Based on this information, would it be reasonable to conclude that a key suspect in the murder should actually be the household dog? Should a judge entertain arguments that it was the puppy, in fact, who was the shooter, who fired the weapon three times, wiped the gun down, and placed it back in the holster and back in the top drawer? As members of the jury, can we not at least assume that an extremely obscure set of events theoretically could have happened? We were not there, right? How can we truly know for sure? The killer dog theory is at least a possibility, in a sense, is it not?
No. Whether we can imagine such an event in our minds, or whether the belief that in some 5th dimension reality the puppy could have been the culprit makes us feel a certain way, the possibility vs. probability divide must be honored. While an extreme occurrence may initially strike us as a viable option somewhere in the darkness of the universe, the reasonable truth of the matter remains: a gun-toting, murderous dog is not at all probable based on the limited information we have and the facts as we know them to be in the real world.
Even if deep down we want to believe the puppy did it, and even if it makes us feel a sense of closure about the case, continuing to use the doG as a scapegoat, rather than thinking critically about the details we have, surpasses the threshold of absurdity. Some, nonetheless, insist on taking it one step further and surmise that not only is the dog the murderer, but that it actually had a motive - it was jealous or angry for being ignored, and in a fit of rage it unleashed terror upon its owner. Sadly, this line of reasoning only elevates our original contradiction to a further degree of lunacy.

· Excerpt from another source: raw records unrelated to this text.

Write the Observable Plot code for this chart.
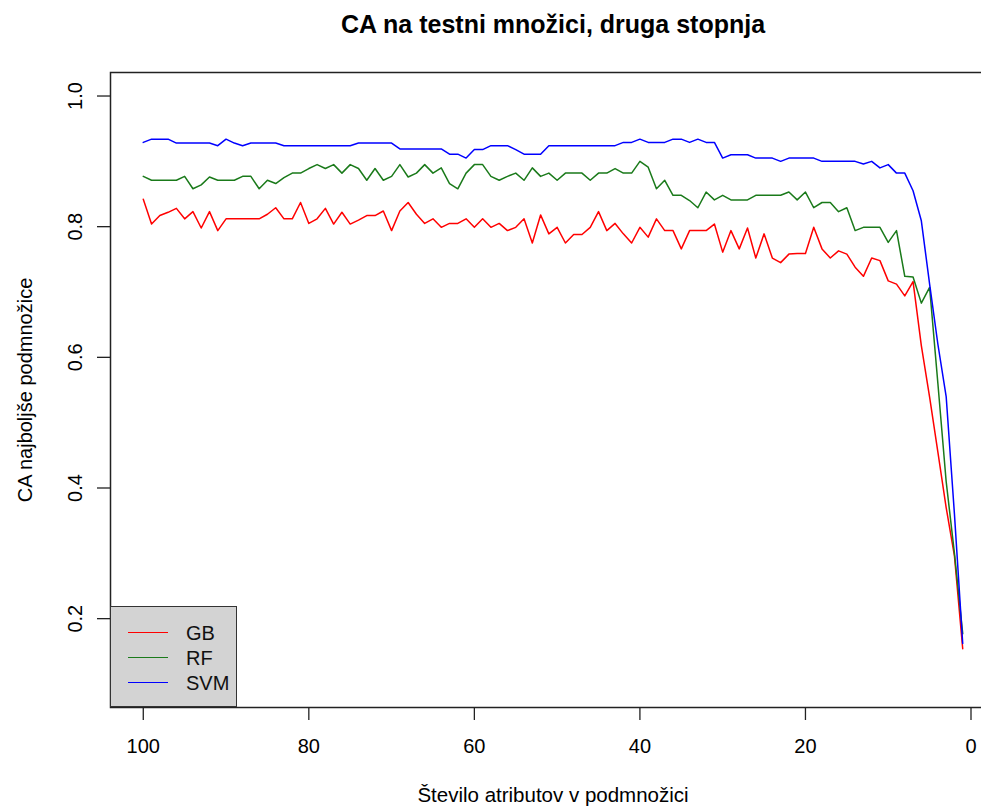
<!DOCTYPE html>
<html>
<head>
<meta charset="utf-8">
<script src="https://cdn.jsdelivr.net/npm/d3@7"></script>
<script src="https://cdn.jsdelivr.net/npm/@observablehq/plot@0.6"></script>
<style>
  html, body { margin: 0; padding: 0; background: #fff; overflow: hidden; }
  #wrap { position: relative; width: 981px; height: 807px; font-family: "Liberation Sans", Arial, sans-serif; }
  #wrap svg { overflow: hidden; }
  #legend { position: absolute; left: 110px; top: 606px; width: 127px; height: 101px; box-sizing: border-box;
            background: #d3d3d3; border: 1.5px solid #333; }
  .item { position: absolute; left: 0; height: 24px; width: 127px; }
  .item .sw { position: absolute; left: 17px; top: 11px; width: 40px; height: 0; border-top: 1.6px solid; }
  .item .lb { position: absolute; left: 75px; top: 0; font-size: 20px; line-height: 24px; color: #111; }
</style>
</head>
<body>
<div id="wrap"></div>
<script>
// ---- data ----
const title = "CA na testni množici, druga stopnja";
const xLabel = "Število atributov v podmnožici";
const yLabel = "CA najboljše podmnožice";
const models = ["GB", "RF", "SVM"];
const colors = ["#ff0000", "#1a7a1a", "#0000ff"];
const xTicks = [100, 80, 60, 40, 20, 0];
const yTicks = [0.2, 0.4, 0.6, 0.8, 1.0];

// number of attributes, from 100 down to 1
const nAttr = d3.range(100, 0, -1);

const gb = [
  0.842, 0.804, 0.817, 0.822, 0.828, 0.812, 0.823, 0.798, 0.823, 0.794,
  0.812, 0.812, 0.812, 0.812, 0.812, 0.819, 0.829, 0.812, 0.812, 0.837,
  0.805, 0.812, 0.828, 0.804, 0.822, 0.804, 0.810, 0.817, 0.817, 0.824,
  0.794, 0.824, 0.837, 0.819, 0.805, 0.812, 0.799, 0.805, 0.805, 0.812,
  0.799, 0.812, 0.799, 0.805, 0.794, 0.799, 0.812, 0.775, 0.818, 0.789,
  0.799, 0.775, 0.788, 0.788, 0.799, 0.823, 0.794, 0.805, 0.789, 0.775,
  0.799, 0.784, 0.812, 0.794, 0.794, 0.766, 0.794, 0.794, 0.794, 0.804,
  0.761, 0.794, 0.766, 0.798, 0.752, 0.789, 0.752, 0.745, 0.758, 0.759,
  0.759, 0.799, 0.766, 0.752, 0.763, 0.758, 0.738, 0.724, 0.752, 0.748,
  0.717, 0.712, 0.694, 0.716, 0.618, 0.539, 0.455, 0.370, 0.296, 0.154
];
const rf = [
  0.877, 0.871, 0.871, 0.871, 0.871, 0.877, 0.858, 0.864, 0.876, 0.871,
  0.871, 0.871, 0.877, 0.877, 0.858, 0.871, 0.866, 0.875, 0.882, 0.882,
  0.889, 0.895, 0.889, 0.895, 0.882, 0.895, 0.889, 0.871, 0.889, 0.871,
  0.877, 0.895, 0.876, 0.882, 0.895, 0.882, 0.890, 0.866, 0.858, 0.882,
  0.895, 0.895, 0.877, 0.871, 0.877, 0.882, 0.871, 0.890, 0.877, 0.882,
  0.871, 0.882, 0.882, 0.882, 0.871, 0.882, 0.882, 0.889, 0.882, 0.882,
  0.900, 0.891, 0.858, 0.871, 0.848, 0.848, 0.840, 0.829, 0.853, 0.841,
  0.848, 0.841, 0.841, 0.841, 0.848, 0.848, 0.848, 0.848, 0.853, 0.841,
  0.853, 0.829, 0.837, 0.837, 0.823, 0.829, 0.794, 0.799, 0.799, 0.799,
  0.776, 0.794, 0.724, 0.723, 0.683, 0.707, 0.560, 0.410, 0.300, 0.177
];
const svm = [
  0.929, 0.934, 0.934, 0.934, 0.928, 0.928, 0.928, 0.928, 0.928, 0.924,
  0.934, 0.928, 0.924, 0.928, 0.928, 0.928, 0.928, 0.924, 0.924, 0.924,
  0.924, 0.924, 0.924, 0.924, 0.924, 0.924, 0.928, 0.928, 0.928, 0.928,
  0.928, 0.919, 0.919, 0.919, 0.919, 0.919, 0.919, 0.911, 0.911, 0.905,
  0.918, 0.918, 0.924, 0.924, 0.924, 0.918, 0.911, 0.911, 0.911, 0.924,
  0.924, 0.924, 0.924, 0.924, 0.924, 0.924, 0.924, 0.924, 0.929, 0.929,
  0.934, 0.929, 0.929, 0.929, 0.934, 0.934, 0.929, 0.934, 0.929, 0.929,
  0.905, 0.910, 0.910, 0.910, 0.905, 0.905, 0.905, 0.900, 0.905, 0.905,
  0.905, 0.905, 0.900, 0.900, 0.900, 0.900, 0.900, 0.896, 0.900, 0.890,
  0.895, 0.882, 0.882, 0.855, 0.809, 0.712, 0.620, 0.540, 0.360, 0.162
];

const series = {GB: gb, RF: rf, SVM: svm};
const rows = models.flatMap(m => nAttr.map((n, i) => ({n, ca: series[m][i], model: m})));

const font = '"Liberation Sans", Arial, sans-serif';

const chart = Plot.plot({
  width: 981,
  height: 807,
  marginTop: 72,
  marginBottom: 100,
  marginLeft: 110,
  marginRight: -14,
  style: {fontFamily: font, background: "#fff", color: "#000", overflow: "hidden"},
  x: {domain: [103.96, -2.96], axis: null},
  y: {domain: [0.064, 1.036], axis: null},
  color: {domain: models, range: colors},
  marks: [
    Plot.line(rows, {x: "n", y: "ca", z: "model", stroke: "model", strokeWidth: 1.5}),
    Plot.frame({stroke: "#222", strokeWidth: 1.5}),
    Plot.axisX({ticks: xTicks, anchor: "bottom", tickSize: 13, tickPadding: 18, fontSize: 20,
                tickFormat: d => String(d), label: null, stroke: "#222", strokeWidth: 1.3}),
    Plot.axisY({ticks: yTicks, anchor: "left", tickSize: 13, tickFormat: () => "", label: null,
                stroke: "#222", strokeWidth: 1.3}),
    Plot.text(yTicks, {y: d => d, text: d => d.toFixed(1), frameAnchor: "left", dx: -35,
                       rotate: -90, textAnchor: "middle", lineAnchor: "middle", fontSize: 20}),
    Plot.text([yLabel], {frameAnchor: "left", dx: -85, rotate: -90, textAnchor: "middle",
                         lineAnchor: "middle", fontSize: 20}),
    Plot.text([xLabel], {frameAnchor: "bottom", dy: 94, lineAnchor: "bottom", fontSize: 20.5}),
    Plot.text([title], {frameAnchor: "top", dy: -40, lineAnchor: "bottom", fontSize: 25, fontWeight: "bold"})
  ]
});

const wrap = document.getElementById("wrap");
wrap.appendChild(chart);

// legend
const legend = document.createElement("div");
legend.id = "legend";
models.forEach((m, i) => {
  const item = document.createElement("div");
  item.className = "item";
  item.style.top = (14 + i * 25) + "px";
  const sw = document.createElement("div");
  sw.className = "sw";
  sw.style.borderTopColor = colors[i];
  const lb = document.createElement("div");
  lb.className = "lb";
  lb.textContent = m;
  item.appendChild(sw);
  item.appendChild(lb);
  legend.appendChild(item);
});
wrap.appendChild(legend);
</script>
</body>
</html>
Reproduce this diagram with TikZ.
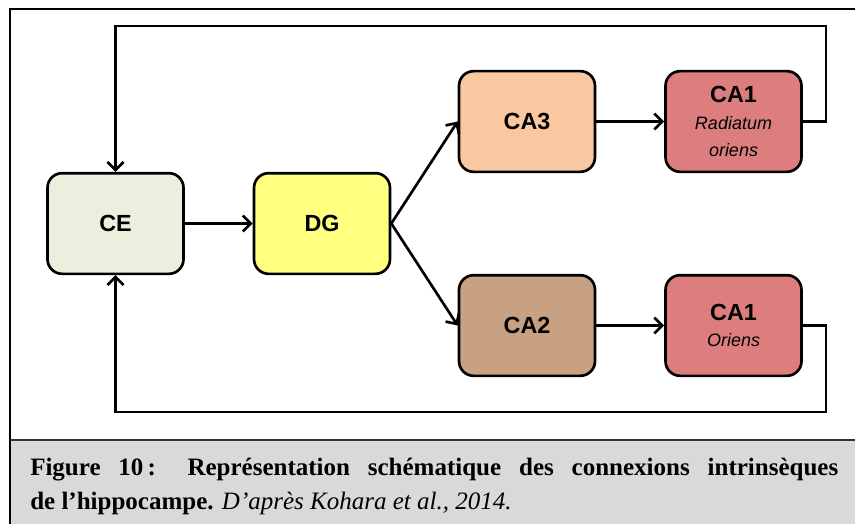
\documentclass[tikz,border=0pt]{standalone}
\usepackage{fontspec}
\setmainfont{Liberation Serif}
\newfontfamily\arialfont{Liberation Sans}
\usepackage{tikz}
\usetikzlibrary{arrows.meta}

\definecolor{ceGreen}{RGB}{235,240,222}
\definecolor{dgYellow}{RGB}{255,255,128}
\definecolor{caPeach}{RGB}{249,200,160}
\definecolor{caBrown}{RGB}{200,160,130}
\definecolor{caRed}{RGB}{221,126,126}
\definecolor{capGray}{RGB}{217,217,217}
\newcommand\layerfont{\fontsize{13.5}{16.5}\selectfont\mdseries\itshape}

\begin{document}
\begin{tikzpicture}[x=0.75pt,y=-0.75pt,
  box/.style={draw,line width=2pt,rounded corners=11pt,minimum width=102pt,minimum height=75.5pt,
    align=center,inner sep=0pt,font=\arialfont\fontsize{17.5}{20}\selectfont\bfseries},
  conn/.style={line width=2pt,-{Straight Barb[length=6pt,width=12pt,line width=2pt]}}]
\useasboundingbox (0,0) rectangle (855,524);
\fill[capGray] (11,440) rectangle (855,524);
\draw[line width=1.5pt] (855,9) -- (10,9) -- (10,524);
\draw[line width=1.2pt,black!80] (10,440) -- (855,440);
\node at (115.5,223.5) [box,fill=ceGreen] (CE) {CE};
\node at (322,223.5) [box,fill=dgYellow] (DG) {DG};
\node at (527,121.5) [box,fill=caPeach] (CA3) {CA3};
\node at (733.5,121.5) [box,fill=caRed] (CA1r) {CA1\\[0pt]\layerfont Radiatum\\\layerfont oriens};
\node at (527,325.5) [box,fill=caBrown] (CA2) {CA2};
\node at (733.5,325.5) [box,fill=caRed] (CA1o) {CA1\\[-1pt]\layerfont Oriens};
\coordinate (tr) at (826,26);
\coordinate (br) at (826,412);
\draw [conn] (CE) -- (DG);
\draw [conn] (DG.east) -- (CA3.west);
\draw [conn] (DG.east) -- (CA2.west);
\draw [conn] (CA3) -- (CA1r);
\draw [conn] (CA2) -- (CA1o);
\draw [conn] (CA1r.east) -| (tr) -| (CE.north);
\draw [conn] (CA1o.east) -| (br) -| (CE.south);
\node [anchor=base west,text width=606pt,align=justify,inner sep=0pt,
  font=\fontsize{18.75}{25.5}\selectfont] at (30,475) (caption)
  {\textbf{Figure 10\,: Représentation schématique des connexions intrinsèques}\linebreak
   \textbf{de l’hippocampe.} \textit{D’après Kohara et al., 2014.}};
\end{tikzpicture}
\end{document}
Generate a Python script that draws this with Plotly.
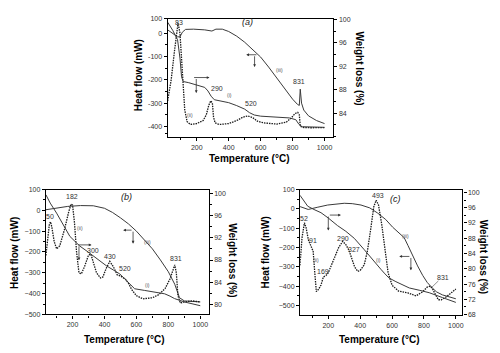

There will always be those who refuse to let go of the killer puppy theory. They are entitled to believe what they may. But we as members of a coherent society should always grant a higher platform to those making genuine attempts at rationally applying facts to achieve a greater degree of certainty. Some may take offense to this. But sometimes voicing an opinion, whether based on law, religion, anti-religion, or otherwise, means demanding certain assertions be grounded upon reasonable truths; truths that are not just possible in some abstract sense, but that are probable given our reality.
Without this, the puppy is doomed, and the truth dies with it.